January 19, 2021 – In a pro bono victory, HHR helped New York City’s “waste equity law” prevail against another challenge from the waste industry in a state appeals court.

The firm served as co-counsel with the New York Lawyers for Public Interest (NYLPI) to file an amicus brief on behalf of several local community groups to support the law, which aims to reduce the amount of trash dumped by for-profit commercial waste haulers in low-income communities.

On Dec. 17, the New York Appellate Division’s First Department upheld a lower court’s dismissal of a lawsuit brought by a business coalition. In October 2019, New York Supreme Court Justice Verna Saunders ruled that the petitioners did not prove that the law was arbitrary, capricious or made in violation of lawful procedure.

NYLPI worked with the community groups for years to lobby for passage of the law by the New York City Council, which occurred in the summer of 2018 to address the overburdening of communities with most of the city’s waste truck traffic and tonnage.

The law requires more than 20 transfer stations in Brooklyn, Queens and the Bronx to reduce their capacity by as much as 33 to 50 percent when their permits are up for renewal. The affected neighborhoods are home to 26 of the city’s 38 waste transfer stations, suffered from hundreds of truck trips per day, diesel fumes and high asthma rates.

The National Waste & Recycling Association, a trade organization of commercial waste transfer stations, including those concentrated in the affected neighborhoods, sued in November 2018 in a bid to block the law. The association argued that the city ignored required environmental reviews to pass a law that would instead increase traffic and air pollution and eliminate hundreds of jobs in low-income communities.

In response, NYLPI teamed up with HHR to file an amicus brief to elevate the community voices who will benefit from this law. The brief noted that, for decades, the vast majority of New York City’s garbage from restaurants and other commercial customers has been trucked to just four overburdened districts in North Brooklyn, the South Bronx and Southeast Queens “that bear a disproportionate share of polluting facilities and corresponding public health impacts.”

In her decision, Justice Saunders cited the amicus brief and stated that the law “addresses serious public health and safety concerns of residents who have suffered from increased air pollution emanating from the many trucks traveling to and from the overburdened transfer stations in their neighborhoods.”

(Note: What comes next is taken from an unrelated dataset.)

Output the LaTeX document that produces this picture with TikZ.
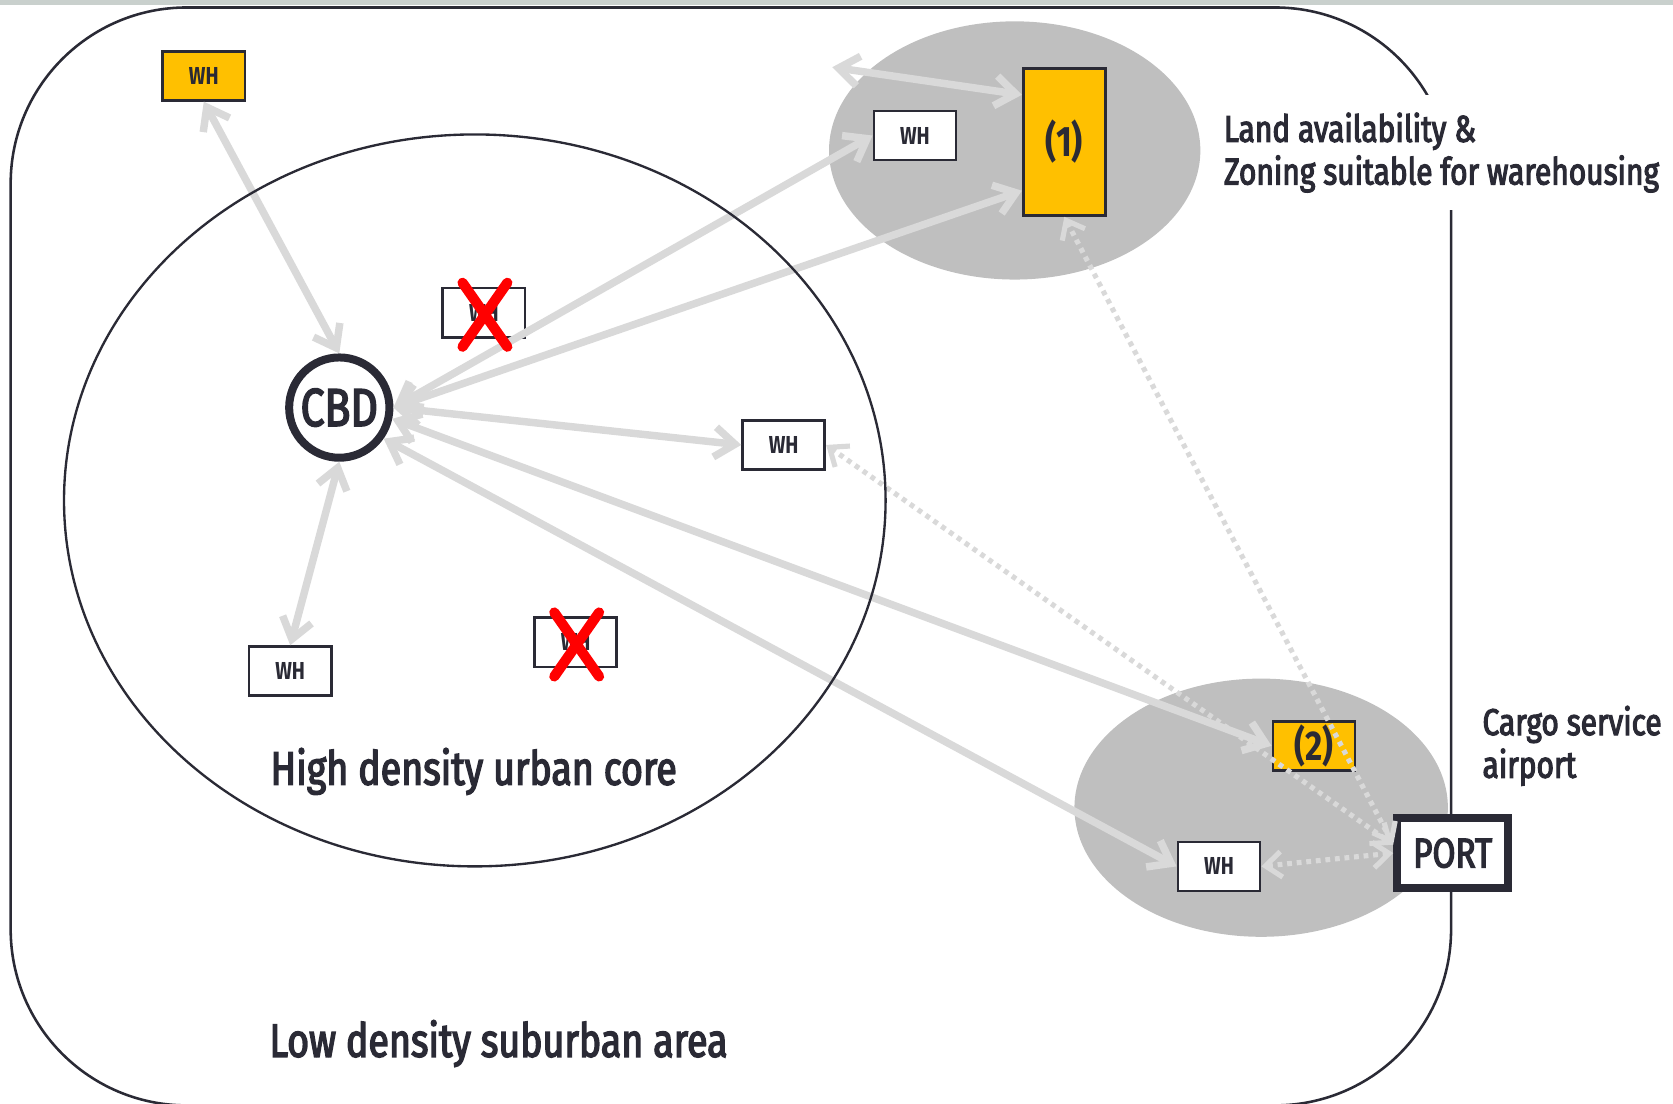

The First Department affirmed Justice Saunders’ ruling, based on her “well-reasoned and thoughtful analysis.” The appeals court found that the city conducted “an appropriate environmental review” in line with state requirements, that “the law was not preempted by state law” and “decided the forced waste capacity reductions do not violate any constitutional rights of petitioner transfer station owners.”

The law led to a reduction of more than 10,000 tons of permitted capacity through Sept. 30, with the greatest reductions occurring in one northern Brooklyn district, according to a recent report from the city’s Department of Sanitation.

Michael Salzman, Ted Mayer and Erin Pamukcu worked on this matter.